Ten odnajdujemy całkiem
sprawnie i szybko. Tu pochowany został malarz, którego jedno z dzieł
oglądaliśmy przed chwilą w kościele.
Włóczymy
się jeszcze chwilę po cmentarzu, podziwiając piękne rzeźby nagrobne i widok,
jaki rozpościera się z tego miejsca wiecznego spoczynku. Jak się okazuje, po
śmierci też można pięknie leżeć 😁.
Wracamy
do samochodu i jedziemy do Białej Doliny, czyli… na dworzec kolejowy Szklarska
Poręba Górna. To nasz ostatni punkt wypadowy na dzisiaj. Celem są usytuowane po
przeciwnej stronie torów skały.
Zanim
jednak tam się udamy robimy krótką przerwę przed dworcem na tarasie z pięknym
widokiem na Karkonosze. To kolejny w dniu dzisiejszym widok na te góry, każdy
jednak zachwyca tak samo.
Ruszamy
w dół ulicą Dworcową, gdzie osiągamy czerwony Główny Szlak Sudecki im.

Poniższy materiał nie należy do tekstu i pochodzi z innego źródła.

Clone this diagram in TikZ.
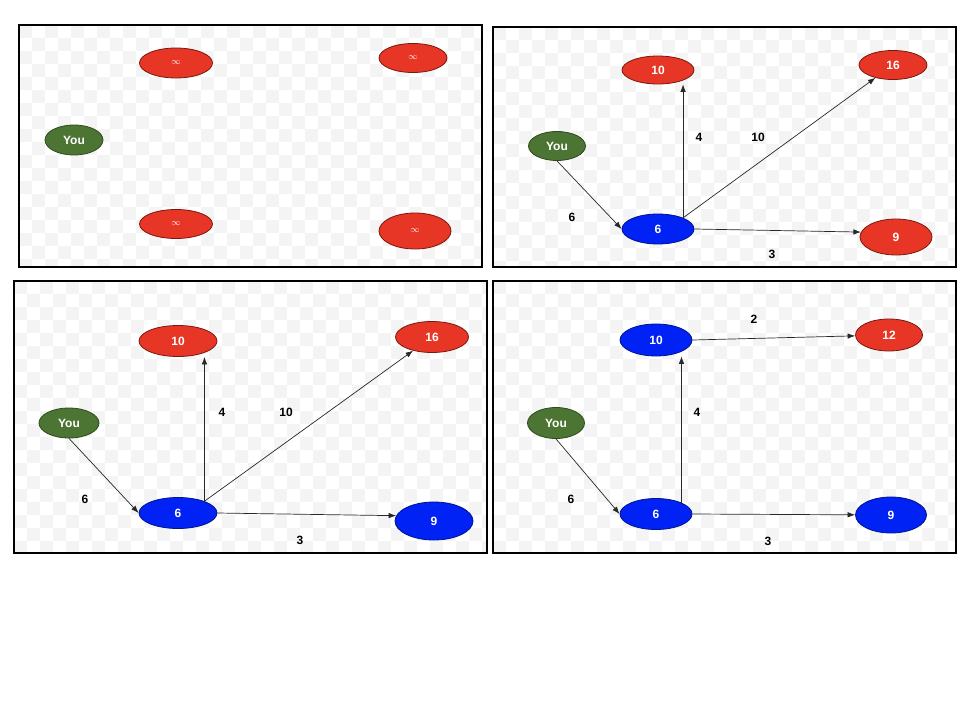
\documentclass[tikz,border=0pt]{standalone}
\usepackage{fontspec}
\newfontfamily\hv{Liberation Sans}
\usetikzlibrary{shapes.geometric,arrows.meta}
\definecolor{rnode}{RGB}{232,54,38}
\definecolor{rline}{RGB}{120,25,15}
\definecolor{bnode}{RGB}{0,34,245}
\definecolor{bline}{RGB}{0,20,140}
\definecolor{gnode}{RGB}{76,116,50}
\definecolor{gline}{RGB}{45,75,28}
\definecolor{ckb}{RGB}{244,244,244}
\definecolor{edgec}{RGB}{40,40,40}
\tikzset{
  vtx/.style={ellipse, inner sep=0pt, line width=0.8pt, text=white,
    font=\hv\bfseries\fontsize{12}{12}\selectfont},
  rv/.style={vtx, fill=rnode, draw=rline},
  bv/.style={vtx, fill=bnode, draw=bline},
  gv/.style={vtx, fill=gnode, draw=gline},
  inf/.style={font=\fontsize{9}{9}\selectfont},
  wlab/.style={font=\hv\bfseries\fontsize{12}{12}\selectfont, text=black, inner sep=0pt},
  edg/.style={draw=edgec, line width=0.7pt, -{Latex[length=7.5pt,width=5.5pt]}},
  panel/.style={draw=black, line width=1.6pt}
}
\newcommand\ckbpanel[4]{%
  \begin{scope}
    \clip (#1,#2) rectangle (#3,#4);
    \foreach \j in {0,...,21}{
      \foreach \i in {0,2,...,38}{
        \fill[ckb] ({#1+(\i+mod(\j,2))*13},{#2+\j*13}) rectangle +(13,13);
      }
    }
  \end{scope}}
\begin{document}
\begin{tikzpicture}[x=1pt,y=-1pt]
\useasboundingbox (0,0) rectangle (960,720);
\fill[white] (0,0) rectangle (960,720);
% checkerboards
\ckbpanel{19}{25}{482}{267}
\ckbpanel{493}{27}{956}{267}
\ckbpanel{14}{281}{487}{553}
\ckbpanel{493}{281}{956}{553}
% panels
\node[panel, inner sep=0pt, minimum width=463pt, minimum height=242pt] (p1) at (250.5,146) {};
\node[panel, inner sep=0pt, minimum width=463pt, minimum height=240pt] (p2) at (724.5,147) {};
\node[panel, inner sep=0pt, minimum width=473pt, minimum height=272pt] (p3) at (250.5,417) {};
\node[panel, inner sep=0pt, minimum width=463pt, minimum height=272pt] (p4) at (724.5,417) {};

% ---------- panel 1 ----------
\node[gv, minimum width=58pt, minimum height=30pt] (y1) at (74,140) {You};
\node[rv, inf, minimum width=73pt, minimum height=30pt] (a1) at (176,63) {$\infty$};
\node[rv, inf, minimum width=68pt, minimum height=29pt] (b1) at (413,58) {$\infty$};
\node[rv, inf, minimum width=73pt, minimum height=29pt] (c1) at (176,224) {$\infty$};
\node[rv, inf, minimum width=72pt, minimum height=36pt] (d1) at (415,231) {$\infty$};

% ---------- panel 2 ----------
\node[gv, minimum width=57pt, minimum height=29pt] (y2) at (557,146) {You};
\node[rv, minimum width=72pt, minimum height=28pt] (t2) at (658,70) {10};
\node[rv, minimum width=68pt, minimum height=29pt] (r2) at (893,65) {16};
\node[bv, minimum width=72pt, minimum height=30pt] (s2) at (658,229) {6};
\node[rv, minimum width=72pt, minimum height=36pt] (n2) at (896,237) {9};
\draw[edg] (y2.south) -- (s2.west);
\draw[edg] (s2.24) -- (s2.24 |- t2.south);
\draw[edg] (s2.24) -- (r2);
\draw[edg] (s2.east) -- (n2.172);
\node[wlab] (l2a) at (572,217) {6};
\node[wlab] (l2b) at (699,137) {4};
\node[wlab] (l2c) at (758,137) {10};
\node[wlab] (l2d) at (772,254) {3};

% ---------- panel 3 ----------
\node[gv, minimum width=60pt, minimum height=30pt] (y3) at (69,423) {You};
\node[rv, minimum width=78pt, minimum height=31pt] (t3) at (178,341) {10};
\node[rv, minimum width=73pt, minimum height=31pt] (r3) at (432,337) {16};
\node[bv, minimum width=78pt, minimum height=31pt] (s3) at (178,513) {6};
\node[bv, minimum width=78pt, minimum height=38pt] (n3) at (434,521) {9};
\draw[edg] (y3.south) -- (s3.west);
\draw[edg] (s3.24) -- (s3.24 |- t3.south);
\draw[edg] (s3.24) -- (r3);
\draw[edg] (s3.east) -- (n3.172);
\node[wlab] (l3a) at (85,499) {6};
\node[wlab] (l3b) at (222,412) {4};
\node[wlab] (l3c) at (286,412) {10};
\node[wlab] (l3d) at (300,540) {3};

% ---------- panel 4 ----------
\node[gv, minimum width=57pt, minimum height=31pt] (y4) at (556,423) {You};
\node[bv, minimum width=72pt, minimum height=32pt] (t4) at (656,340) {10};
\node[rv, minimum width=67pt, minimum height=32pt] (r4) at (889,335) {12};
\node[bv, minimum width=72pt, minimum height=31pt] (s4) at (656,514) {6};
\node[bv, minimum width=71pt, minimum height=36pt] (n4) at (891,515) {9};
\draw[edg] (y4.south) -- (s4.west);
\draw[edg] (s4.24) -- (s4.24 |- t4.south);
\draw[edg] (t4.east) -- (r4);
\draw[edg] (s4.east) -- (n4);
\node[wlab] (l4a) at (571,499) {6};
\node[wlab] (l4b) at (697,412) {4};
\node[wlab] (l4c) at (754,319) {2};
\node[wlab] (l4d) at (768,541) {3};
\end{tikzpicture}
\end{document}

Mieczysława Orłowicza. Za plecami zostawiamy dworcowe zabudowania i widoczny
szczyt Wysokiego Kamienia.
Za wskazaniem czerwonego
szlaku przechodzimy pod mostem kolejowym, za którym skręcamy od razu w lewo.
Zostawiamy ostatnie zabudowania, by po chwili wejść do lasu. Tu opuszczamy
również szlak, by odbić w lewo, w kierunku Białych Skał, bo taką nazwę nosi
grupa skalna, na którą zmierzamy.
Na jej szczyt prowadzi
niewielka drabinka, po pokonaniu której osiągamy kolejny punkt ze wspaniałą panoramą Karkonoszy. Tam jeszcze zalega gruba warstwa śniegu, podczas gdy wokół nas
rozgościła się już wiosna.
Utrwaliwszy sobie widok
Karkonoszy, bo to jeśli dobrze liczę czwarta panorama dzisiaj, wracamy tą samą
drogą do samochodu. Ruszamy w drogę powrotną do Jeleniej Góry na zasłużony po
całym dniu odpoczynek.
Jutro powrót do domu,
który planujemy spędzić nieco inaczej niż dzień wczorajszy i dzisiejszy.